Claus-Dieter Rath, par Luigi Burzotta, président d'honneur de la F.E.P.

Claus-Dieter Rath habitait avec nous ce discours psychanalytique qui fonde un « lien social nettoyé d’aucune nécessité de groupe » ; il était à l’aise dans cette dimension (dit-mension) que nous nous efforçons de garder épurée de cette «obscénité » de «la vie de groupe », que Jacques Lacan « essayait de proscrire de son Ecole ».

La légèreté qui résulte de cette proscription a donné toute son ampleur aux échanges fréquents et réguliers que j’ai eus avec cet ami et confrère psychanalyste, qui constituait pour moi une pierre angulaire de cet habitat. 

Sa stature imposante, comparable à celle mythique des héros homériques, était sublimée dans la simplicité cordiale et disponible de son dire, qui, étant allemand d’origine, prenait facilement l’accent de la langue française ou italienne selon l’interlocuteur.

 

Venu encore une fois dans sa Sicile bien-aimée, lors des Journées des 7 et 8 juillet derniers, rien ne laissait deviner à quel point sa présence heureuse et rassurante minait en secret, sauf qu’en réponse à mon intention déclarée de vouloir le proposer comme nouveau Président de la Fondation Européenne pour la Psychanalyse, il a immédiatement dit qu’il se sentait honoré par mon idée mais il a également objecté qu’une maladie pulmonaire, dont il avait souffert récemment et pour laquelle il attendait toujours une résolution complète, aurait pu le priver de la respiration nécessaire pour occuper un tel poste.

Une proposition qu’il déclinerait ensuite définitivement à la date limite fixée pour les candidatures au renouvellement du Bureau.

Son rapport détaillé et confiant lors de ces Journées en l’honneur de Moustapha Safouan, intitulé Quelles lois sont « la loi du langage » et « la loi de la parole », qui a savamment ramené toute question sur la vie et la mort à la vérité de la structure, il ne nous a pas fait prendre conscience de la gravité de son état de santé.

Sa volonté de privilégier malgré cela sa permanence dans le lien social du discours analytique et son courage de s’opposer à la misère du calcul commun des probabilités sur la vie et la mort, nous a permis de le retrouver une nouvelle fois en octobre au Congrès de Paris, à un état physique qui le montrait, à ce qu’il paressait, encore au sommet de ses forces.

Son articulation originale du thème proposé pour cette rencontre sur « la violence et le sexuel », qui déjà dès le titre de son discours était exprimé dans une synthèse efficace, Le caractère sexuel de la violence et la sublimation, a donné un exemple de cette subtile ironie, cela qui l’a toujours caractérisé, comme celui  qui savait ponctuellement transformer en un trait d’esprit tranchant tout embarras dans lequel il voyait échouer la conversation de l’autre.

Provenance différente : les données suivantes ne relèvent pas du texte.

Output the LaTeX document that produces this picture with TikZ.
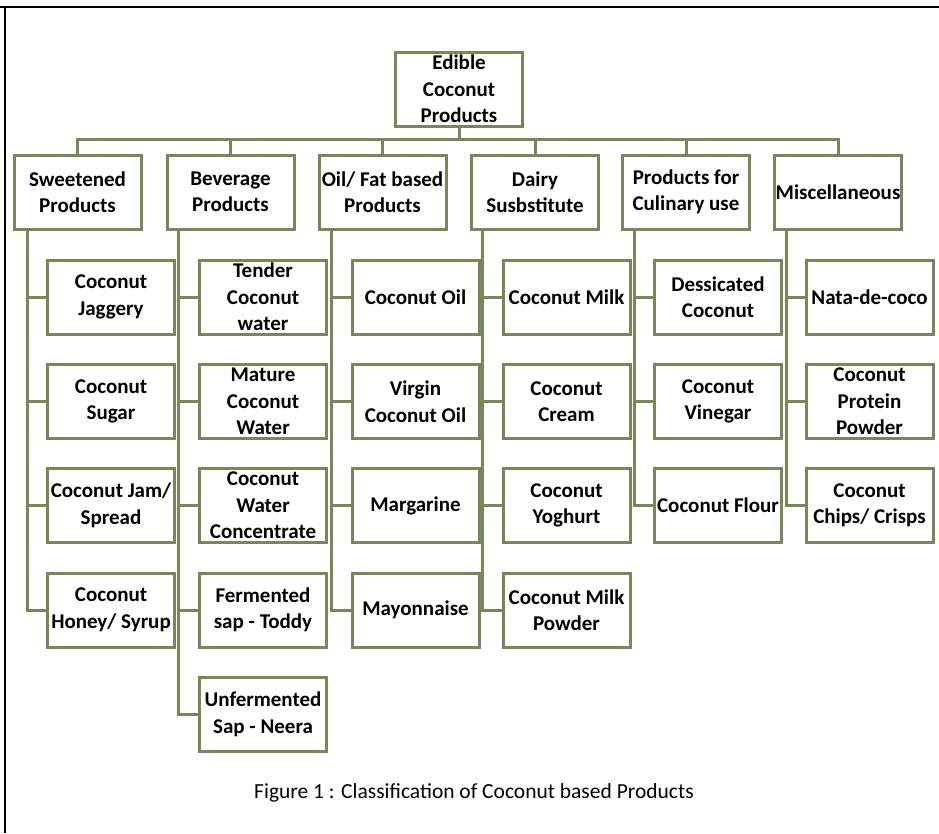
\documentclass[tikz,border=0pt]{standalone}
\usepackage{fontspec}
\setmainfont{Carlito}
\definecolor{boxgreen}{RGB}{120,134,92}
\begin{document}
\begin{tikzpicture}[x=1pt,y=-1pt,
  box/.style={draw=boxgreen,line width=3pt,minimum width=127pt,minimum height=74pt,
    inner sep=0pt,align=center,font=\bfseries\fontsize{21}{26.5}\selectfont},
  link/.style={draw=boxgreen,line width=3pt},
  frame/.style={draw=black,line width=2pt}]
\useasboundingbox (0,0) rectangle (939,833);
% frame
\coordinate (fTL) at (5,7);
\coordinate (fTR) at (939,7);
\coordinate (fBL) at (5,833);
\draw[frame] (0,7) -- (fTR);
\draw[frame] (fTL) -- (fBL);
% root
\node[box] (root) at (459,89) {Edible\\Coconut\\Products};
% groups
\node[box] (sweet) at ( 77.5,192) {Sweetened\\Products};
\node[box] (bev)   at (230.5,192) {Beverage\\Products};
\node[box] (oil)   at (382.5,192) {Oil/ Fat based\\Products};
\node[box] (dairy) at (535  ,192) {Dairy\\Susbstitute};
\node[box] (culin) at (686  ,192) {Products for\\Culinary use};
\node[box] (misc)  at (838  ,192) {Miscellaneous};
% sweetened products
\node[box] (jaggery) at (111,297  ) {Coconut\\Jaggery};
\node[box] (sugar)   at (111,401.5) {Coconut\\Sugar};
\node[box] (jam)     at (111,505.5) {Coconut Jam/\\Spread};
\node[box] (honey)   at (111,610  ) {Coconut\\Honey/ Syrup};
% beverage products
\node[box] (tender)  at (263,297  ) {Tender\\Coconut\\water};
\node[box] (mature)  at (263,401.5) {Mature\\Coconut\\Water};
\node[box] (concent) at (263,505.5) {Coconut\\Water\\Concentrate};
\node[box] (toddy)   at (263,610  ) {Fermented\\sap - Toddy};
\node[box] (neera)   at (263,714.5) {Unfermented\\Sap - Neera};
% oil/fat based
\node[box] (cocoil)  at (415.5,297  ) {Coconut Oil};
\node[box] (virgin)  at (415.5,401.5) {Virgin\\Coconut Oil};
\node[box] (marg)    at (415.5,505.5) {Margarine};
\node[box] (mayo)    at (415.5,610  ) {Mayonnaise};
% dairy substitute
\node[box] (milk)    at (566.5,297  ) {Coconut Milk};
\node[box] (cream)   at (566.5,401.5) {Coconut\\Cream};
\node[box] (yoghurt) at (566.5,505.5) {Coconut\\Yoghurt};
\node[box] (powder)  at (566.5,610  ) {Coconut Milk\\Powder};
% culinary use
\node[box] (dessic)  at (718,297  ) {Dessicated\\Coconut};
\node[box] (vinegar) at (718,401.5) {Coconut\\Vinegar};
\node[box] (flour)   at (718,505.5) {Coconut Flour};
% miscellaneous
\node[box] (nata)    at (869.5,297  ) {Nata-de-coco};
\node[box] (protein) at (869.5,401.5) {Coconut\\Protein\\Powder};
\node[box] (chips)   at (869.5,505.5) {Coconut\\Chips/ Crisps};
% bus from root
\draw[link] (root.south) -- ++(0,12) -| (sweet.north);
\draw[link] (root.south) -- ++(0,12) -| (bev.north);
\draw[link] (root.south) -- ++(0,12) -| (oil.north);
\draw[link] (root.south) -- ++(0,12) -| (dairy.north);
\draw[link] (root.south) -- ++(0,12) -| (culin.north);
\draw[link] (root.south) -- ++(0,12) -| (misc.north);
% spines
\draw[link] ([xshift=15pt]sweet.south west) |- (jaggery.west);
\draw[link] ([xshift=15pt]sweet.south west) |- (sugar.west);
\draw[link] ([xshift=15pt]sweet.south west) |- (jam.west);
\draw[link] ([xshift=15pt]sweet.south west) |- (honey.west);
\draw[link] ([xshift=13pt]bev.south west) |- (tender.west);
\draw[link] ([xshift=13pt]bev.south west) |- (mature.west);
\draw[link] ([xshift=13pt]bev.south west) |- (concent.west);
\draw[link] ([xshift=13pt]bev.south west) |- (toddy.west);
\draw[link] ([xshift=13pt]bev.south west) |- (neera.west);
\draw[link] ([xshift=14pt]oil.south west) |- (cocoil.west);
\draw[link] ([xshift=14pt]oil.south west) |- (virgin.west);
\draw[link] ([xshift=14pt]oil.south west) |- (marg.west);
\draw[link] ([xshift=14pt]oil.south west) |- (mayo.west);
\draw[link] ([xshift=12pt]dairy.south west) |- (milk.west);
\draw[link] ([xshift=12pt]dairy.south west) |- (cream.west);
\draw[link] ([xshift=12pt]dairy.south west) |- (yoghurt.west);
\draw[link] ([xshift=12pt]dairy.south west) |- (powder.west);
\draw[link] ([xshift=13pt]culin.south west) |- (dessic.west);
\draw[link] ([xshift=13pt]culin.south west) |- (vinegar.west);
\draw[link] ([xshift=13pt]culin.south west) |- (flour.west);
\draw[link] ([xshift=13pt]misc.south west) |- (nata.west);
\draw[link] ([xshift=13pt]misc.south west) |- (protein.west);
\draw[link] ([xshift=13pt]misc.south west) |- (chips.west);
% caption
\node[font=\fontsize{21.5}{26}\selectfont] (caption) at (474,793)
  {Figure 1 : Classification of Coconut based Products};
\end{tikzpicture}
\end{document}
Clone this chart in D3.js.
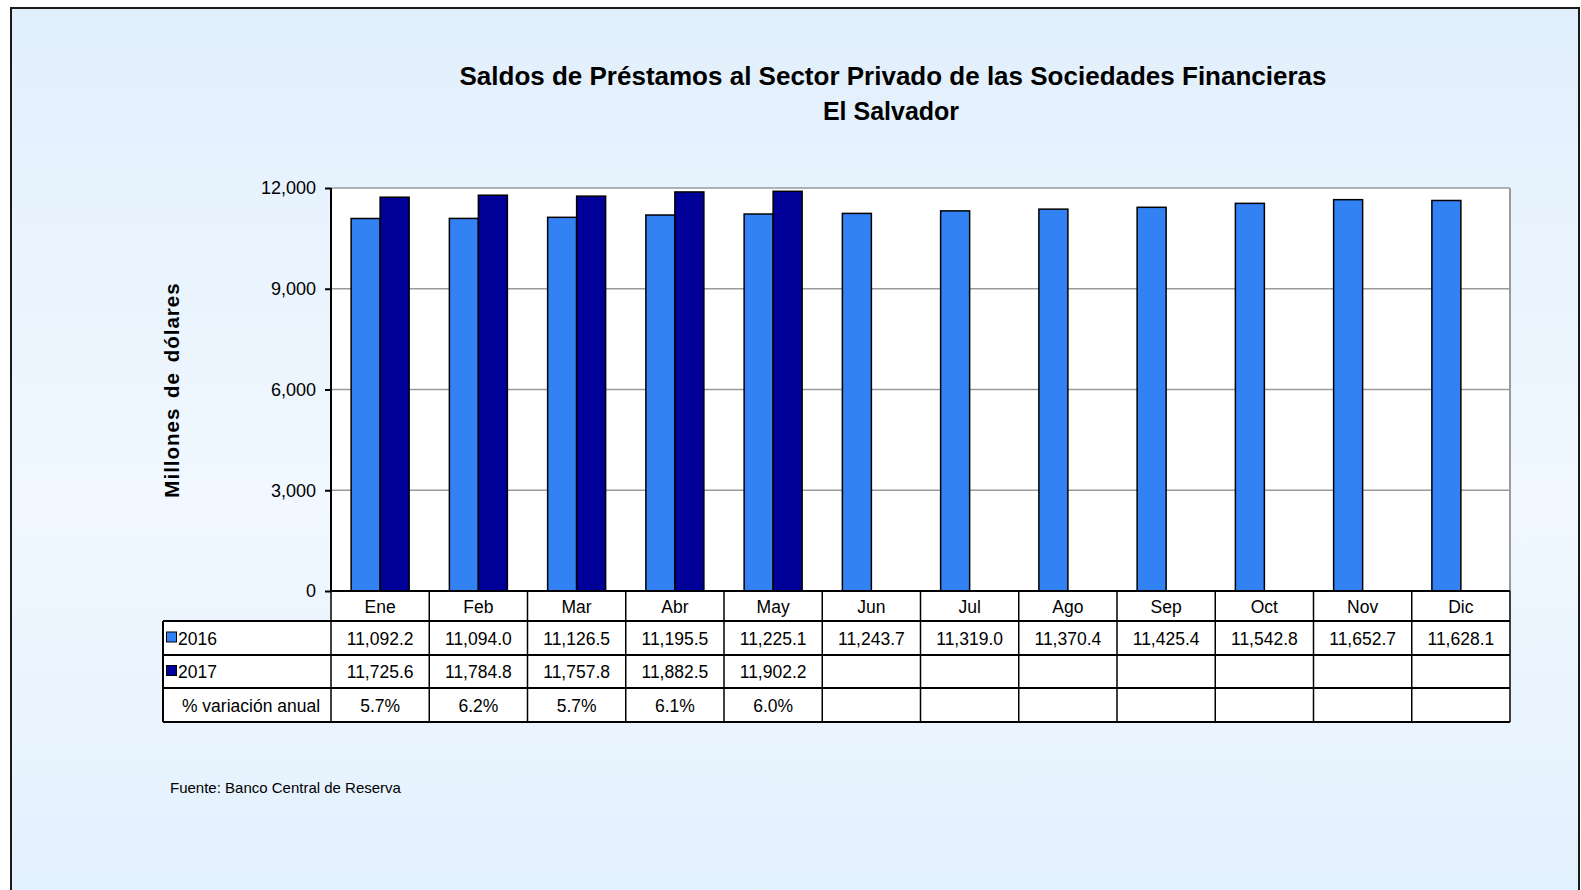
<!DOCTYPE html>
<html>
<head>
<meta charset="utf-8">
<script src="https://cdn.jsdelivr.net/npm/d3@7"></script>
<style>
    html, body { margin: 0; padding: 0; background: #fff; overflow: hidden; }
    text { font-family: "Liberation Sans", Arial, sans-serif; fill: #000; }
</style>
</head>
<body>
<div id="chart"></div>
<script>
// data ==================================================================
var MONTHS  = ['Ene','Feb','Mar','Abr','May','Jun','Jul','Ago','Sep','Oct','Nov','Dic'];
var SERIES  = ['2016','2017'];
var S2016   = [11092.2, 11094.0, 11126.5, 11195.5, 11225.1, 11243.7, 11319.0, 11370.4, 11425.4, 11542.8, 11652.7, 11628.1];
var S2017   = [11725.6, 11784.8, 11757.8, 11882.5, 11902.2];
var VARIA   = ['5.7%','6.2%','5.7%','6.1%','6.0%'];
var Y_TICKS = [0, 3000, 6000, 9000, 12000];

(function(){
    var WIDTH  = 1581,
        HEIGHT = 890;

    // plot area
    var LEFT   = 331,
        RIGHT  = 1510,
        TOP    = 188,
        BOTTOM = 591;

    // table rows
    var ROWS     = [591, 621, 655, 688, 722],
        TABLE_X0 = 163,
        FS       = 17.5,
        COLORS   = { '2016': '#3382f4', '2017': '#000099' };

    var svg, defs;

    document.addEventListener("DOMContentLoaded", function() {

        svg = d3.select('#chart').append('svg')
            .attr('width', WIDTH)
            .attr('height', HEIGHT);

        // background gradient + frame
        defs = svg.append('defs');
        var grad = defs.append('linearGradient')
            .attr('id', 'bg').attr('x1', 0).attr('y1', 0).attr('x2', 0).attr('y2', 1);
        grad.append('stop').attr('offset', '0%').attr('stop-color', '#e1effc');
        grad.append('stop').attr('offset', '55%').attr('stop-color', '#f1f8ff');
        grad.append('stop').attr('offset', '100%').attr('stop-color', '#e2f0fd');

        svg.append('rect')
            .attr('x', 11).attr('y', 8)
            .attr('width', 1568).attr('height', 900)
            .attr('fill', 'url(#bg)')
            .attr('stroke', '#1a1a1a')
            .attr('stroke-width', 2);

        // titles
        svg.append('text')
            .attr('x', 893).attr('y', 85)
            .attr('text-anchor', 'middle')
            .style('font-size', '26px').style('font-weight', 'bold')
            .text('Saldos de Préstamos al Sector Privado de las Sociedades Financieras');

        svg.append('text')
            .attr('x', 891).attr('y', 120)
            .attr('text-anchor', 'middle')
            .style('font-size', '25px').style('font-weight', 'bold')
            .text('El Salvador');

        // y axis title
        svg.append('text')
            .attr('transform', 'translate(179,390) rotate(-90)')
            .attr('text-anchor', 'middle')
            .style('font-size', '20.5px').style('font-weight', 'bold')
            .style('letter-spacing', '1px')
            .style('word-spacing', '3px')
            .text('Millones de dólares');

        drawPlot();
        drawTable();

        // footer
        svg.append('text')
            .attr('x', 170).attr('y', 793)
            .style('font-size', '15px')
            .text('Fuente: Banco Central de Reserva');
    });

    // PLOT ------------------------------------------------------------
    function drawPlot(){
        var x0 = d3.scaleBand().domain(MONTHS).range([LEFT, RIGHT]);
        var bw = x0.bandwidth();
        var x1 = d3.scaleBand().domain(SERIES).range([bw/2 - 29, bw/2 + 29]);
        var y  = d3.scaleLinear().domain([0, 12000]).range([BOTTOM, TOP]);

        svg.append('rect')
            .attr('x', LEFT).attr('y', TOP)
            .attr('width', RIGHT - LEFT).attr('height', BOTTOM - TOP)
            .attr('fill', '#fff');

        // grid
        svg.append('g').attr('class', 'grid')
            .selectAll('line')
            .data(Y_TICKS.slice(1))
            .enter().append('line')
            .attr('x1', LEFT).attr('x2', RIGHT)
            .attr('y1', function(d){ return y(d) })
            .attr('y2', function(d){ return y(d) })
            .attr('stroke', '#9a9a9a')
            .attr('stroke-width', 1.5);

        svg.append('line')
            .attr('x1', RIGHT).attr('x2', RIGHT)
            .attr('y1', TOP).attr('y2', BOTTOM)
            .attr('stroke', '#9a9a9a').attr('stroke-width', 2);

        // bars
        var data = [];
        MONTHS.forEach(function(m, i){
            data.push({ month: m, series: '2016', value: S2016[i] });
            if (S2017[i] != null) data.push({ month: m, series: '2017', value: S2017[i] });
        });

        svg.append('g').attr('class', 'bars')
            .selectAll('rect')
            .data(data)
            .enter().append('rect')
            .attr('x', function(d){ return x0(d.month) + x1(d.series) })
            .attr('y', function(d){ return y(d.value) })
            .attr('width', x1.bandwidth())
            .attr('height', function(d){ return y(0) - y(d.value) })
            .attr('fill', function(d){ return COLORS[d.series] })
            .attr('stroke', '#000')
            .attr('stroke-width', 1.5);

        // y axis
        var axis = svg.append('g')
            .attr('transform', 'translate(' + LEFT + ',0)')
            .call(d3.axisLeft(y).tickValues(Y_TICKS).tickSize(6).tickPadding(9)
                .tickFormat(d3.format(',')));
        axis.select('.domain').attr('stroke', '#000').attr('stroke-width', 2)
            .attr('d', 'M0,' + TOP + 'V' + BOTTOM);
        axis.selectAll('.tick line').attr('stroke', '#000').attr('stroke-width', 2);
        axis.selectAll('.tick text')
            .attr('fill', '#000')
            .style('font-size', '18px')
            .style('font-family', '"Liberation Sans", Arial, sans-serif');
    }

    // TABLE -----------------------------------------------------------
    function drawTable(){
        var x0 = d3.scaleBand().domain(MONTHS).range([LEFT, RIGHT]);
        var g  = svg.append('g').attr('class', 'table');

        // cells background
        g.append('rect')
            .attr('x', TABLE_X0).attr('y', ROWS[1])
            .attr('width', LEFT - TABLE_X0).attr('height', ROWS[4] - ROWS[1])
            .attr('fill', '#fff');
        g.append('rect')
            .attr('x', LEFT).attr('y', ROWS[0])
            .attr('width', RIGHT - LEFT).attr('height', ROWS[4] - ROWS[0])
            .attr('fill', '#fff');

        // horizontal lines
        g.selectAll('line.h')
            .data(ROWS)
            .enter().append('line')
            .attr('class', 'h')
            .attr('x1', function(d, i){ return i === 0 ? LEFT : TABLE_X0 })
            .attr('x2', RIGHT)
            .attr('y1', function(d){ return d })
            .attr('y2', function(d){ return d })
            .attr('stroke', '#000').attr('stroke-width', 2);

        // vertical lines
        var vx = MONTHS.map(function(m){ return x0(m) }).concat([RIGHT]);
        g.selectAll('line.v')
            .data(vx)
            .enter().append('line')
            .attr('class', 'v')
            .attr('x1', function(d){ return d }).attr('x2', function(d){ return d })
            .attr('y1', ROWS[0]).attr('y2', ROWS[4])
            .attr('stroke', '#000').attr('stroke-width', 1.5);
        g.append('line')
            .attr('x1', TABLE_X0).attr('x2', TABLE_X0)
            .attr('y1', ROWS[1]).attr('y2', ROWS[4])
            .attr('stroke', '#000').attr('stroke-width', 2);

        function rowText(vals, r){
            g.append('g').selectAll('text')
                .data(vals)
                .enter().append('text')
                .attr('x', function(d, i){ return x0(MONTHS[i]) + x0.bandwidth()/2 })
                .attr('y', (ROWS[r] + ROWS[r+1]) / 2 + 6.5)
                .attr('text-anchor', 'middle')
                .style('font-size', FS + 'px')
                .text(function(d){ return d });
        }
        var fmt = d3.format(',.1f');
        rowText(MONTHS, 0);
        rowText(S2016.map(fmt), 1);
        rowText(S2017.map(fmt), 2);
        rowText(VARIA, 3);

        // legend labels
        SERIES.forEach(function(s, i){
            var cy = (ROWS[i+1] + ROWS[i+2]) / 2;
            g.append('rect')
                .attr('x', 166.5).attr('y', cy - 6)
                .attr('width', 10).attr('height', 10)
                .attr('fill', COLORS[s])
                .attr('stroke', '#000').attr('stroke-width', 1);
            g.append('text')
                .attr('x', 178).attr('y', cy + 6.5)
                .style('font-size', FS + 'px')
                .text(s);
        });

        g.append('text')
            .attr('x', 251).attr('y', (ROWS[3] + ROWS[4]) / 2 + 6.5)
            .attr('text-anchor', 'middle')
            .style('font-size', FS + 'px')
            .text('% variación anual');
    }

})();
</script>
</body>
</html>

Si sa disparition nous a tous surpris, c’est peut-être parce qu’il avait décidément voulu qu’il soit lui-même surpris par son décès, alors qu’il était plongé dans le plein engagement de son travail de recherche dans le domaine analytique.

Cher Claus, je n’aurais jamais voulu articuler ces mots pour toi, mais comme j’y suis arrivé malgré moi, ton style me permet de le faire dans l’esprit du discours de Freud selon lequel tu voulais nous apprendre que « la mort est amour ».